> **Your goal**
Quote the whole listing exactly. Leave the pictures out of your copy.

> **Dataset section**
-- Begin --

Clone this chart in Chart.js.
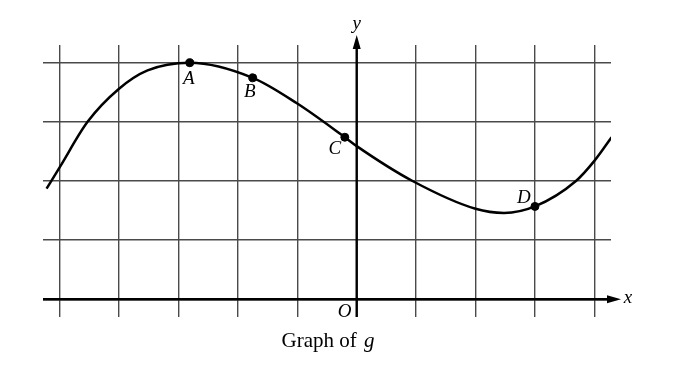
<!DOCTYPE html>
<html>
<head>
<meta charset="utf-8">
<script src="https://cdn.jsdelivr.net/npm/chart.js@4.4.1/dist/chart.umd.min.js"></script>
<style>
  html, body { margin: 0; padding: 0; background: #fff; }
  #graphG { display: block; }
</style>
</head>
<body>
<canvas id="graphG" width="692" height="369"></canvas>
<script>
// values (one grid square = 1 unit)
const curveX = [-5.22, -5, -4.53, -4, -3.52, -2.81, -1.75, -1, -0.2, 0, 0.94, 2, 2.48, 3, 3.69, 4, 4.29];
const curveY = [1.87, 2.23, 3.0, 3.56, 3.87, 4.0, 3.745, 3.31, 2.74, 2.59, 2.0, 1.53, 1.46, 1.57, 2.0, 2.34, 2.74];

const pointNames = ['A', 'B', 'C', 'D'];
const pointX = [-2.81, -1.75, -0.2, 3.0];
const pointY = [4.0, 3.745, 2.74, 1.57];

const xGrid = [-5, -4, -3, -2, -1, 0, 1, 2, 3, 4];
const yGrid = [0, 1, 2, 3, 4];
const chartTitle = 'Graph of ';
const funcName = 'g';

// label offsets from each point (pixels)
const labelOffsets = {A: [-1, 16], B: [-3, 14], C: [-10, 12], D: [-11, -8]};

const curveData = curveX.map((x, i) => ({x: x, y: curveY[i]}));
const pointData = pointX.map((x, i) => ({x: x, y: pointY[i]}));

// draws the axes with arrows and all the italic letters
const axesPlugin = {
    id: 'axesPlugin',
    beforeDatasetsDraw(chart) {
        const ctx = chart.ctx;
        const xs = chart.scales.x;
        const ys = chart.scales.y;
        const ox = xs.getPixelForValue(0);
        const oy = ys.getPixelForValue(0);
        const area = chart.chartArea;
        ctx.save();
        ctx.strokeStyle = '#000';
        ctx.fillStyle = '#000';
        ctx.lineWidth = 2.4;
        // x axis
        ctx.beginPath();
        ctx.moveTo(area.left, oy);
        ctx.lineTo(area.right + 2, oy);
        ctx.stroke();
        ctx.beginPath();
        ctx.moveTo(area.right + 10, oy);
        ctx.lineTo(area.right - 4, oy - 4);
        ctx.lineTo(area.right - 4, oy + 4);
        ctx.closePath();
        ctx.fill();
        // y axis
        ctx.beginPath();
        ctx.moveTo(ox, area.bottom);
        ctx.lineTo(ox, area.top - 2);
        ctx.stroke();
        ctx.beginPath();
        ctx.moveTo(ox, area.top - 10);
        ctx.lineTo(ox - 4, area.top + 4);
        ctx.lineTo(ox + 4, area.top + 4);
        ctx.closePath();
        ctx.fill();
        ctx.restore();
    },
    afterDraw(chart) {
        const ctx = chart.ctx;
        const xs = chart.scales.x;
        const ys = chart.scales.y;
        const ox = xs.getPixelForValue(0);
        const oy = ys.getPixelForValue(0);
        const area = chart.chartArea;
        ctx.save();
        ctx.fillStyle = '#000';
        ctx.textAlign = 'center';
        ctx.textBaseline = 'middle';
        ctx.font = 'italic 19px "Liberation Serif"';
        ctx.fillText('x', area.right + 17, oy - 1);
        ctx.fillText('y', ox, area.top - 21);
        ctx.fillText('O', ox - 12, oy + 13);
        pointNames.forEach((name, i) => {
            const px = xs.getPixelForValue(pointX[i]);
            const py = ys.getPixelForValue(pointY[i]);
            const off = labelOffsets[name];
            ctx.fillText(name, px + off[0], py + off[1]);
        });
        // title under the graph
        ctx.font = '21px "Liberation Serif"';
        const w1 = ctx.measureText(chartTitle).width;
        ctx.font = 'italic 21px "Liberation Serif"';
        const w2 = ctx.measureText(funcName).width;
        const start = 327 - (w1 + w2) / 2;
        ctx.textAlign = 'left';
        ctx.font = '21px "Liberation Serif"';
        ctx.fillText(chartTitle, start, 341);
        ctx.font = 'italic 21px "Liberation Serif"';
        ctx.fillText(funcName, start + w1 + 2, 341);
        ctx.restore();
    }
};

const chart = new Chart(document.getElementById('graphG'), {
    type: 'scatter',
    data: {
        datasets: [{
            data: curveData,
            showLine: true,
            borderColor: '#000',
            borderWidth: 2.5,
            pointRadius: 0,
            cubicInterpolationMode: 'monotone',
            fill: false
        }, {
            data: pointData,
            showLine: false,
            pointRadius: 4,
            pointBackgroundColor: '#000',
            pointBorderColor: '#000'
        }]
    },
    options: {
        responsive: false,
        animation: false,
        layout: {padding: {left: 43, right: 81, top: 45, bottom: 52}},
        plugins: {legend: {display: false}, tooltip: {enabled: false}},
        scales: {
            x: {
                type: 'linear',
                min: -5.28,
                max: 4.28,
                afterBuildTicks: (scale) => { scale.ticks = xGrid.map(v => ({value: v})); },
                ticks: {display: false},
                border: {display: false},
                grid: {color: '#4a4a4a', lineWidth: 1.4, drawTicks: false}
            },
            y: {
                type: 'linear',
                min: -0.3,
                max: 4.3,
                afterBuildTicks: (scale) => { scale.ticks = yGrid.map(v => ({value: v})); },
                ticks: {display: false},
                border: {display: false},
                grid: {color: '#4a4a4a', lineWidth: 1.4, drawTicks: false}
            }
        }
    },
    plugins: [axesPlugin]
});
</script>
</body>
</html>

-- End --

> **Exercise answer**
Clone this chart in Chart.js.
<!DOCTYPE html>
<html>
<head>
<meta charset="utf-8">
<script src="https://cdn.jsdelivr.net/npm/chart.js@4.4.1/dist/chart.umd.min.js"></script>
<style>
  html, body { margin: 0; padding: 0; background: #fff; }
  #graphG { display: block; }
</style>
</head>
<body>
<canvas id="graphG" width="692" height="369"></canvas>
<script>
// values (one grid square = 1 unit)
const curveX = [-5.22, -5, -4.53, -4, -3.52, -2.81, -1.75, -1, -0.2, 0, 0.94, 2, 2.48, 3, 3.69, 4, 4.29];
const curveY = [1.87, 2.23, 3.0, 3.56, 3.87, 4.0, 3.745, 3.31, 2.74, 2.59, 2.0, 1.53, 1.46, 1.57, 2.0, 2.34, 2.74];

const pointNames = ['A', 'B', 'C', 'D'];
const pointX = [-2.81, -1.75, -0.2, 3.0];
const pointY = [4.0, 3.745, 2.74, 1.57];

const xGrid = [-5, -4, -3, -2, -1, 0, 1, 2, 3, 4];
const yGrid = [0, 1, 2, 3, 4];
const chartTitle = 'Graph of ';
const funcName = 'g';

// label offsets from each point (pixels)
const labelOffsets = {A: [-1, 16], B: [-3, 14], C: [-10, 12], D: [-11, -8]};

const curveData = curveX.map((x, i) => ({x: x, y: curveY[i]}));
const pointData = pointX.map((x, i) => ({x: x, y: pointY[i]}));

// draws the axes with arrows and all the italic letters
const axesPlugin = {
    id: 'axesPlugin',
    beforeDatasetsDraw(chart) {
        const ctx = chart.ctx;
        const xs = chart.scales.x;
        const ys = chart.scales.y;
        const ox = xs.getPixelForValue(0);
        const oy = ys.getPixelForValue(0);
        const area = chart.chartArea;
        ctx.save();
        ctx.strokeStyle = '#000';
        ctx.fillStyle = '#000';
        ctx.lineWidth = 2.4;
        // x axis
        ctx.beginPath();
        ctx.moveTo(area.left, oy);
        ctx.lineTo(area.right + 2, oy);
        ctx.stroke();
        ctx.beginPath();
        ctx.moveTo(area.right + 10, oy);
        ctx.lineTo(area.right - 4, oy - 4);
        ctx.lineTo(area.right - 4, oy + 4);
        ctx.closePath();
        ctx.fill();
        // y axis
        ctx.beginPath();
        ctx.moveTo(ox, area.bottom);
        ctx.lineTo(ox, area.top - 2);
        ctx.stroke();
        ctx.beginPath();
        ctx.moveTo(ox, area.top - 10);
        ctx.lineTo(ox - 4, area.top + 4);
        ctx.lineTo(ox + 4, area.top + 4);
        ctx.closePath();
        ctx.fill();
        ctx.restore();
    },
    afterDraw(chart) {
        const ctx = chart.ctx;
        const xs = chart.scales.x;
        const ys = chart.scales.y;
        const ox = xs.getPixelForValue(0);
        const oy = ys.getPixelForValue(0);
        const area = chart.chartArea;
        ctx.save();
        ctx.fillStyle = '#000';
        ctx.textAlign = 'center';
        ctx.textBaseline = 'middle';
        ctx.font = 'italic 19px "Liberation Serif"';
        ctx.fillText('x', area.right + 17, oy - 1);
        ctx.fillText('y', ox, area.top - 21);
        ctx.fillText('O', ox - 12, oy + 13);
        pointNames.forEach((name, i) => {
            const px = xs.getPixelForValue(pointX[i]);
            const py = ys.getPixelForValue(pointY[i]);
            const off = labelOffsets[name];
            ctx.fillText(name, px + off[0], py + off[1]);
        });
        // title under the graph
        ctx.font = '21px "Liberation Serif"';
        const w1 = ctx.measureText(chartTitle).width;
        ctx.font = 'italic 21px "Liberation Serif"';
        const w2 = ctx.measureText(funcName).width;
        const start = 327 - (w1 + w2) / 2;
        ctx.textAlign = 'left';
        ctx.font = '21px "Liberation Serif"';
        ctx.fillText(chartTitle, start, 341);
        ctx.font = 'italic 21px "Liberation Serif"';
        ctx.fillText(funcName, start + w1 + 2, 341);
        ctx.restore();
    }
};

const chart = new Chart(document.getElementById('graphG'), {
    type: 'scatter',
    data: {
        datasets: [{
            data: curveData,
            showLine: true,
            borderColor: '#000',
            borderWidth: 2.5,
            pointRadius: 0,
            cubicInterpolationMode: 'monotone',
            fill: false
        }, {
            data: pointData,
            showLine: false,
            pointRadius: 4,
            pointBackgroundColor: '#000',
            pointBorderColor: '#000'
        }]
    },
    options: {
        responsive: false,
        animation: false,
        layout: {padding: {left: 43, right: 81, top: 45, bottom: 52}},
        plugins: {legend: {display: false}, tooltip: {enabled: false}},
        scales: {
            x: {
                type: 'linear',
                min: -5.28,
                max: 4.28,
                afterBuildTicks: (scale) => { scale.ticks = xGrid.map(v => ({value: v})); },
                ticks: {display: false},
                border: {display: false},
                grid: {color: '#4a4a4a', lineWidth: 1.4, drawTicks: false}
            },
            y: {
                type: 'linear',
                min: -0.3,
                max: 4.3,
                afterBuildTicks: (scale) => { scale.ticks = yGrid.map(v => ({value: v})); },
                ticks: {display: false},
                border: {display: false},
                grid: {color: '#4a4a4a', lineWidth: 1.4, drawTicks: false}
            }
        }
    },
    plugins: [axesPlugin]
});
</script>
</body>
</html>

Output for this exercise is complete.